Task statement.
Copy out the data exactly, leaving the pictures behind.
━━ Information supplied
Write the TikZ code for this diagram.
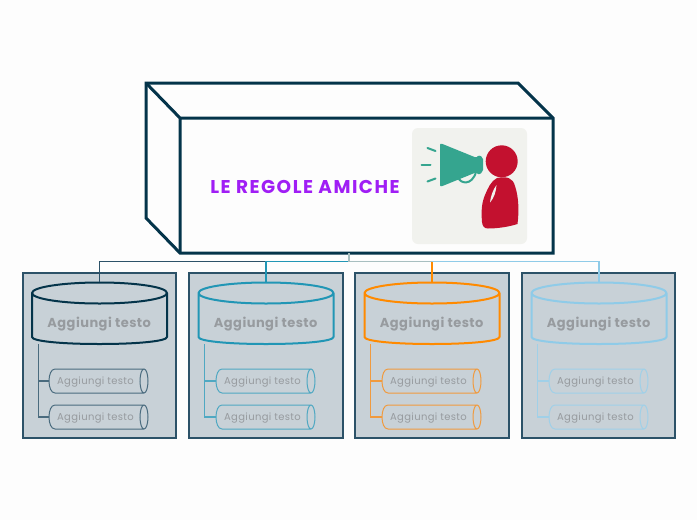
\documentclass[tikz,border=0pt]{standalone}
\usepackage{fontspec}
\setmainfont{Poppins}
\definecolor{pagebg}{HTML}{FDFDFD}
\definecolor{ink}{HTML}{04344A}
\definecolor{panelfill}{HTML}{C8D1D7}
\definecolor{panelline}{HTML}{2C5268}
\definecolor{teal}{HTML}{2196B5}
\definecolor{amber}{HTML}{FF8A00}
\definecolor{sky}{HTML}{8FCBE8}
\definecolor{subink}{HTML}{4A6B7E}
\definecolor{subteal}{HTML}{4FA8C2}
\definecolor{subamber}{HTML}{F09A3E}
\definecolor{subsky}{HTML}{A0D0E8}
\definecolor{greylink}{HTML}{A8BFC0}
\definecolor{labelgrey}{HTML}{979B9F}
\definecolor{titlepurple}{HTML}{A01EF5}
\definecolor{iconbg}{HTML}{F1F2EE}
\definecolor{horn}{HTML}{35A58F}
\definecolor{figure}{HTML}{C3112F}
\tikzset{
  panel/.style={draw=panelline,fill=panelfill,line width=1.4pt},
  boxedge/.style={draw=ink,line width=3pt,line join=miter},
  headlabel/.style={inner sep=0pt,text=labelgrey,font=\fontsize{13}{15}\selectfont\bfseries\addfontfeature{LetterSpace=3.5}},
  sublabel/.style={inner sep=0pt,text=labelgrey,font=\fontsize{10}{12}\selectfont\addfontfeature{LetterSpace=3.5}},
  hornline/.style={draw=horn,line width=2pt,line cap=round},
  toplink/.style={line width=1.7pt},
  sublink/.style={line width=1.1pt},
}
% Drum with a flat ellipse on top: centre x, colour, name suffix
\newcommand{\drum}[3]{%
  \draw[#2,line width=2pt,line join=round]
    (#1,293) ellipse[x radius=67.5,y radius=10.5]
    (#1-67.5,293) -- (#1-67.5,337) .. controls (#1-67.5,341) and (#1-40,344) .. (#1,344)
    .. controls (#1+40,344) and (#1+67.5,341) .. (#1+67.5,337) -- (#1+67.5,293);
  \node[inner sep=0pt,minimum width=135pt,minimum height=62pt,anchor=south] (head#3) at (#1,344) {};
  \node[headlabel] at (#1-0.3,324) {Aggiungi testo};
}
% Small horizontal tube: left x, centre y, colour, node name
\newcommand{\tube}[4]{%
  \draw[#3,line width=1pt]
    (#1+95,#2) ellipse[x radius=4,y radius=12]
    (#1+95,#2-12) -- (#1+6,#2-12) .. controls (#1+2,#2-12) and (#1,#2-6) .. (#1,#2)
    .. controls (#1,#2+6) and (#1+2,#2+12) .. (#1+6,#2+12) -- (#1+95,#2+12);
  \node[inner sep=0pt,minimum width=99pt,minimum height=24pt,anchor=west] (#4) at (#1,#2) {};
  \node[sublabel] at (#1+46.5,#2+0.7) {Aggiungi testo};
}
\begin{document}
\begin{tikzpicture}[x=1pt,y=-1pt]
\useasboundingbox[fill=pagebg] (0,0) rectangle (697,520);

% Panels behind each branch
\foreach \l/\r in {23/176,189/343,355/509,522/675}
  \draw[panel] (\l,273) rectangle (\r,438);

% Main block
\node[inner sep=0pt,minimum width=373pt,minimum height=135pt] (block) at (366.5,185.5) {};
\draw[boxedge,fill=pagebg] (146,83) -- (518,83) -- (553,118) -- (553,253) -- (180,253) -- (146,218) -- cycle;
\draw[boxedge] (146,83) -- (180,118) -- (553,118) (180,118) -- (180,253);
\node[inner sep=0pt,text=titlepurple,font=\fontsize{18.5}{20}\selectfont\bfseries\addfontfeature{LetterSpace=8}] (title) at (305,186.5) {LE REGOLE AMICHE};

% Icon tile: a figure shouting through a megaphone
\fill[iconbg,rounded corners=6pt] (412,128) rectangle (527,244);
\draw[horn,line width=2pt] (458,177) .. controls (460,184) and (472,186) .. (476,172);
\fill[horn,rounded corners=2pt] (440,143) -- (477,158) -- (478,155) -- (483,157) -- (483,172) -- (478,175) -- (477,172) -- (440,187) -- cycle;
\draw[hornline] (427.5,148) -- (435.5,151);
\draw[hornline] (421.5,164.5) -- (430.5,164.5);
\draw[hornline] (427.5,181.5) -- (435.5,178.5);
\fill[figure] (501.7,161.3) circle[radius=16];
\fill[figure] (497,178) .. controls (507,176) and (513,178) .. (515,186)
  .. controls (519,198) and (519,212) .. (517.5,224)
  .. controls (508,227) and (497,228.5) .. (488,228.5)
  .. controls (484,228.5) and (482.5,226) .. (482,222)
  .. controls (481,210) and (482,202) .. (485,195)
  .. controls (488,188) and (491,181) .. (497,178) -- cycle;
\fill[iconbg] (496.5,185) .. controls (496,192) and (494,198) .. (490,202.5)
  .. controls (491,195) and (493,190) .. (496.5,185) -- cycle;

% Drums and their labels
\drum{99.5}{ink}{a}
\drum{266}{teal}{b}
\drum{432}{amber}{c}
\drum{599}{sky}{d}

% Tubes
\tube{49}{381}{subink}{aone}   \tube{49}{417}{subink}{atwo}
\tube{216}{381}{subteal}{bone} \tube{216}{417}{subteal}{btwo}
\tube{382}{381}{subamber}{cone}\tube{382}{417}{subamber}{ctwo}
\tube{549}{381}{subsky}{done}  \tube{549}{417}{subsky}{dtwo}

% Links from the block to the drums
\coordinate (trunk) at (349,261.5);
\draw[panelline,toplink] (trunk -| headb.north) -- (trunk -| heada.north) -- (heada.north);
\draw[teal,toplink] (trunk) -- (trunk -| headb.north) -- (headb.north);
\draw[sky,toplink] (trunk -| headc.north) -- (trunk -| headd.north) -- (headd.north);
\draw[greylink,toplink] (block.south -| trunk) -- (trunk) -- (trunk -| headc.north);
\draw[amber,toplink] (trunk -| headc.north) -- (headc.north);

% Links from each drum to its two tubes
\foreach \h/\c/\up/\dn in {a/subink/aone/atwo,b/subteal/bone/btwo,c/subamber/cone/ctwo,d/subsky/done/dtwo}{
  \coordinate (spine) at ([xshift=6.5pt]head\h.south west);
  \draw[\c,sublink] (spine) |- (\up.west);
  \draw[\c,sublink] (spine) |- (\dn.west);
}
\end{tikzpicture}
\end{document}
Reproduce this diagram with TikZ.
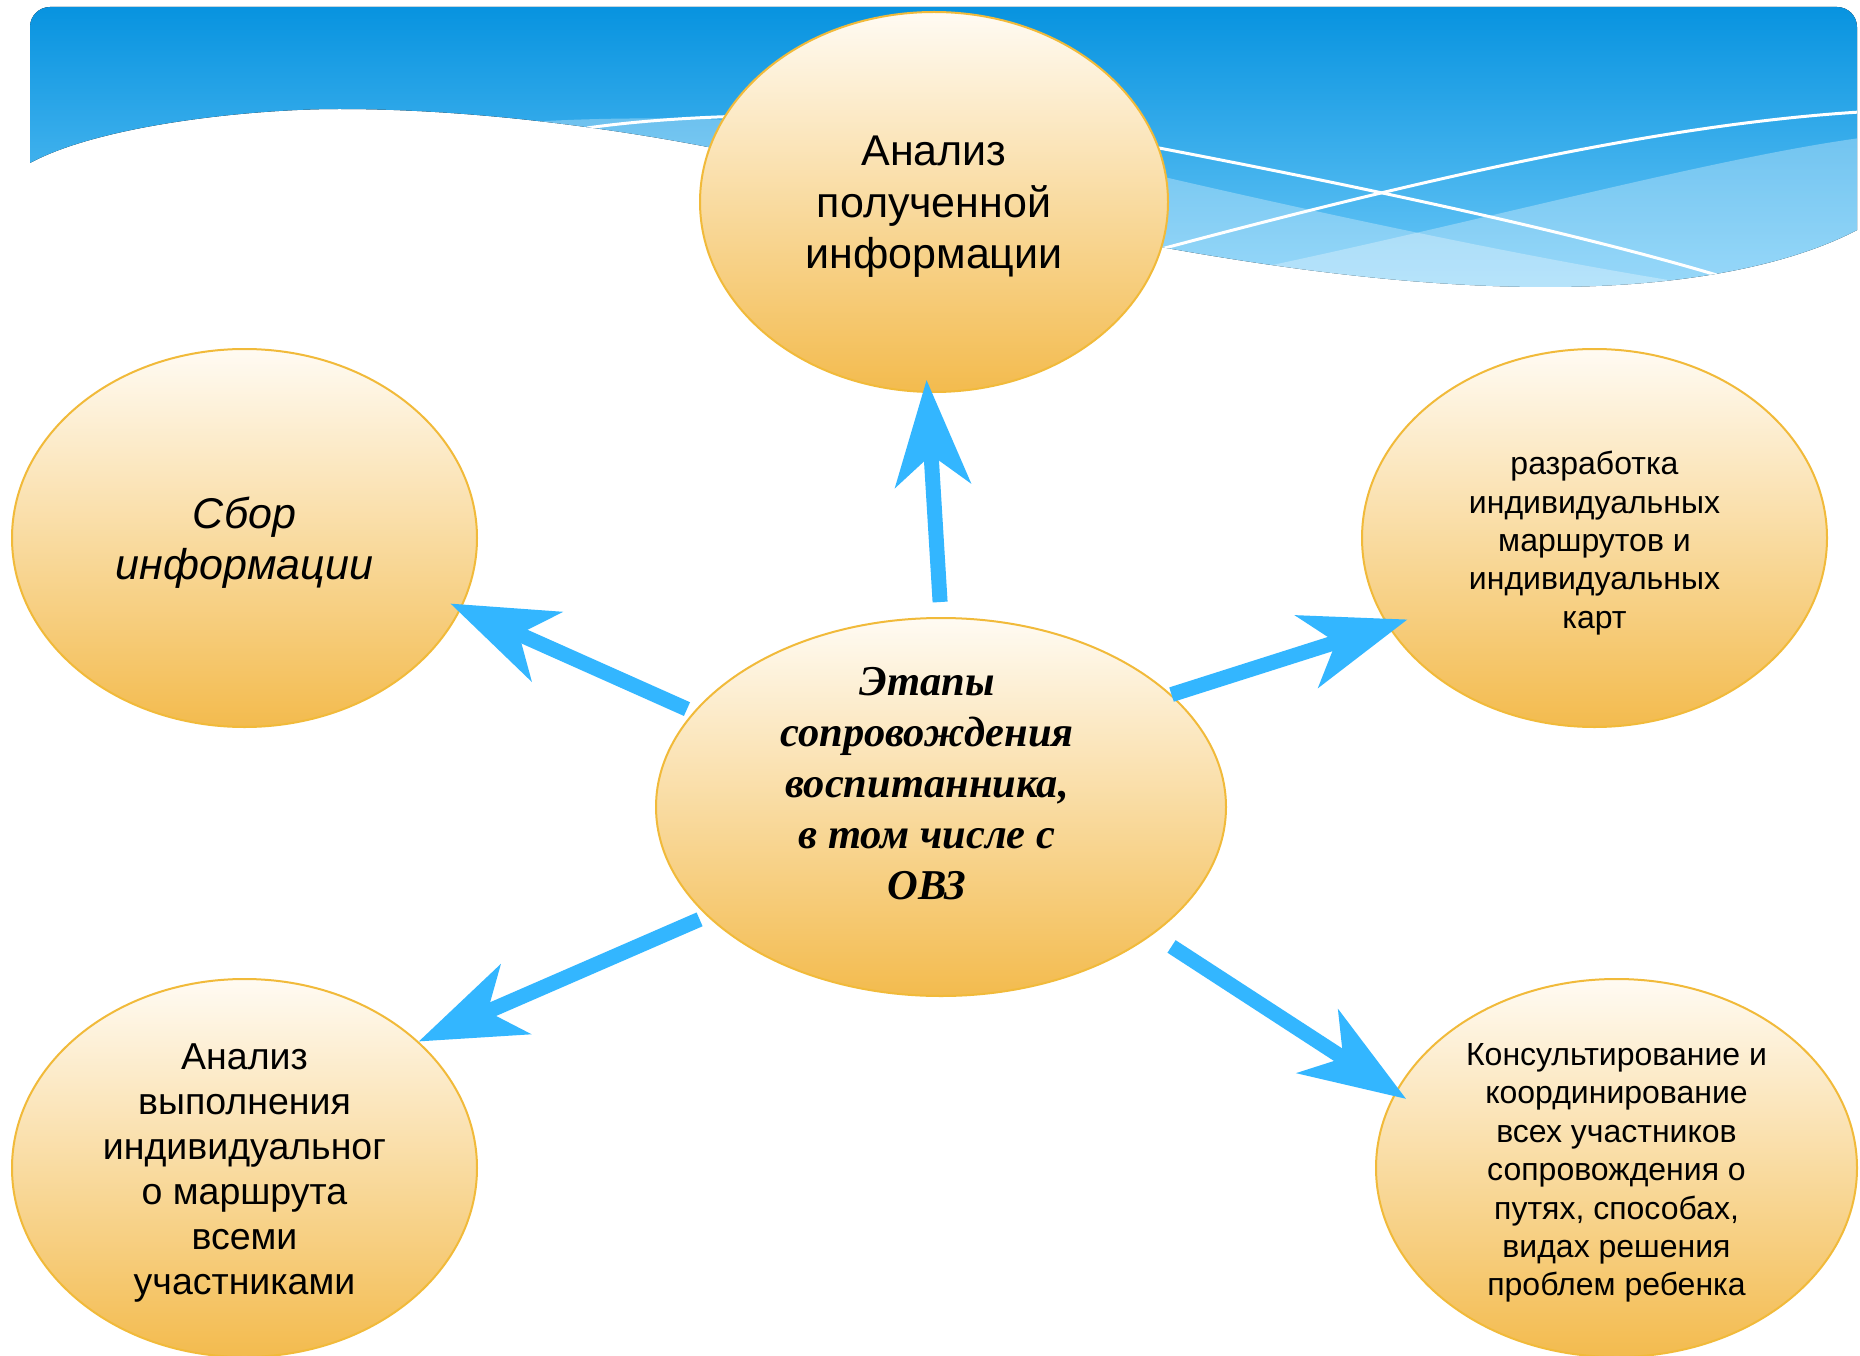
━━━━
The reply.
Write the TikZ code for this diagram.
\documentclass[tikz,border=0pt]{standalone}
\usepackage{fontspec}
\setmainfont{Poppins}
\definecolor{pagebg}{HTML}{FDFDFD}
\definecolor{ink}{HTML}{04344A}
\definecolor{panelfill}{HTML}{C8D1D7}
\definecolor{panelline}{HTML}{2C5268}
\definecolor{teal}{HTML}{2196B5}
\definecolor{amber}{HTML}{FF8A00}
\definecolor{sky}{HTML}{8FCBE8}
\definecolor{subink}{HTML}{4A6B7E}
\definecolor{subteal}{HTML}{4FA8C2}
\definecolor{subamber}{HTML}{F09A3E}
\definecolor{subsky}{HTML}{A0D0E8}
\definecolor{greylink}{HTML}{A8BFC0}
\definecolor{labelgrey}{HTML}{979B9F}
\definecolor{titlepurple}{HTML}{A01EF5}
\definecolor{iconbg}{HTML}{F1F2EE}
\definecolor{horn}{HTML}{35A58F}
\definecolor{figure}{HTML}{C3112F}
\tikzset{
  panel/.style={draw=panelline,fill=panelfill,line width=1.4pt},
  boxedge/.style={draw=ink,line width=3pt,line join=miter},
  headlabel/.style={inner sep=0pt,text=labelgrey,font=\fontsize{13}{15}\selectfont\bfseries\addfontfeature{LetterSpace=3.5}},
  sublabel/.style={inner sep=0pt,text=labelgrey,font=\fontsize{10}{12}\selectfont\addfontfeature{LetterSpace=3.5}},
  hornline/.style={draw=horn,line width=2pt,line cap=round},
  toplink/.style={line width=1.7pt},
  sublink/.style={line width=1.1pt},
}
% Drum with a flat ellipse on top: centre x, colour, name suffix
\newcommand{\drum}[3]{%
  \draw[#2,line width=2pt,line join=round]
    (#1,293) ellipse[x radius=67.5,y radius=10.5]
    (#1-67.5,293) -- (#1-67.5,337) .. controls (#1-67.5,341) and (#1-40,344) .. (#1,344)
    .. controls (#1+40,344) and (#1+67.5,341) .. (#1+67.5,337) -- (#1+67.5,293);
  \node[inner sep=0pt,minimum width=135pt,minimum height=62pt,anchor=south] (head#3) at (#1,344) {};
  \node[headlabel] at (#1-0.3,324) {Aggiungi testo};
}
% Small horizontal tube: left x, centre y, colour, node name
\newcommand{\tube}[4]{%
  \draw[#3,line width=1pt]
    (#1+95,#2) ellipse[x radius=4,y radius=12]
    (#1+95,#2-12) -- (#1+6,#2-12) .. controls (#1+2,#2-12) and (#1,#2-6) .. (#1,#2)
    .. controls (#1,#2+6) and (#1+2,#2+12) .. (#1+6,#2+12) -- (#1+95,#2+12);
  \node[inner sep=0pt,minimum width=99pt,minimum height=24pt,anchor=west] (#4) at (#1,#2) {};
  \node[sublabel] at (#1+46.5,#2+0.7) {Aggiungi testo};
}
\begin{document}
\begin{tikzpicture}[x=1pt,y=-1pt]
\useasboundingbox[fill=pagebg] (0,0) rectangle (697,520);

% Panels behind each branch
\foreach \l/\r in {23/176,189/343,355/509,522/675}
  \draw[panel] (\l,273) rectangle (\r,438);

% Main block
\node[inner sep=0pt,minimum width=373pt,minimum height=135pt] (block) at (366.5,185.5) {};
\draw[boxedge,fill=pagebg] (146,83) -- (518,83) -- (553,118) -- (553,253) -- (180,253) -- (146,218) -- cycle;
\draw[boxedge] (146,83) -- (180,118) -- (553,118) (180,118) -- (180,253);
\node[inner sep=0pt,text=titlepurple,font=\fontsize{18.5}{20}\selectfont\bfseries\addfontfeature{LetterSpace=8}] (title) at (305,186.5) {LE REGOLE AMICHE};

% Icon tile: a figure shouting through a megaphone
\fill[iconbg,rounded corners=6pt] (412,128) rectangle (527,244);
\draw[horn,line width=2pt] (458,177) .. controls (460,184) and (472,186) .. (476,172);
\fill[horn,rounded corners=2pt] (440,143) -- (477,158) -- (478,155) -- (483,157) -- (483,172) -- (478,175) -- (477,172) -- (440,187) -- cycle;
\draw[hornline] (427.5,148) -- (435.5,151);
\draw[hornline] (421.5,164.5) -- (430.5,164.5);
\draw[hornline] (427.5,181.5) -- (435.5,178.5);
\fill[figure] (501.7,161.3) circle[radius=16];
\fill[figure] (497,178) .. controls (507,176) and (513,178) .. (515,186)
  .. controls (519,198) and (519,212) .. (517.5,224)
  .. controls (508,227) and (497,228.5) .. (488,228.5)
  .. controls (484,228.5) and (482.5,226) .. (482,222)
  .. controls (481,210) and (482,202) .. (485,195)
  .. controls (488,188) and (491,181) .. (497,178) -- cycle;
\fill[iconbg] (496.5,185) .. controls (496,192) and (494,198) .. (490,202.5)
  .. controls (491,195) and (493,190) .. (496.5,185) -- cycle;

% Drums and their labels
\drum{99.5}{ink}{a}
\drum{266}{teal}{b}
\drum{432}{amber}{c}
\drum{599}{sky}{d}

% Tubes
\tube{49}{381}{subink}{aone}   \tube{49}{417}{subink}{atwo}
\tube{216}{381}{subteal}{bone} \tube{216}{417}{subteal}{btwo}
\tube{382}{381}{subamber}{cone}\tube{382}{417}{subamber}{ctwo}
\tube{549}{381}{subsky}{done}  \tube{549}{417}{subsky}{dtwo}

% Links from the block to the drums
\coordinate (trunk) at (349,261.5);
\draw[panelline,toplink] (trunk -| headb.north) -- (trunk -| heada.north) -- (heada.north);
\draw[teal,toplink] (trunk) -- (trunk -| headb.north) -- (headb.north);
\draw[sky,toplink] (trunk -| headc.north) -- (trunk -| headd.north) -- (headd.north);
\draw[greylink,toplink] (block.south -| trunk) -- (trunk) -- (trunk -| headc.north);
\draw[amber,toplink] (trunk -| headc.north) -- (headc.north);

% Links from each drum to its two tubes
\foreach \h/\c/\up/\dn in {a/subink/aone/atwo,b/subteal/bone/btwo,c/subamber/cone/ctwo,d/subsky/done/dtwo}{
  \coordinate (spine) at ([xshift=6.5pt]head\h.south west);
  \draw[\c,sublink] (spine) |- (\up.west);
  \draw[\c,sublink] (spine) |- (\dn.west);
}
\end{tikzpicture}
\end{document}
Reproduce this diagram with TikZ.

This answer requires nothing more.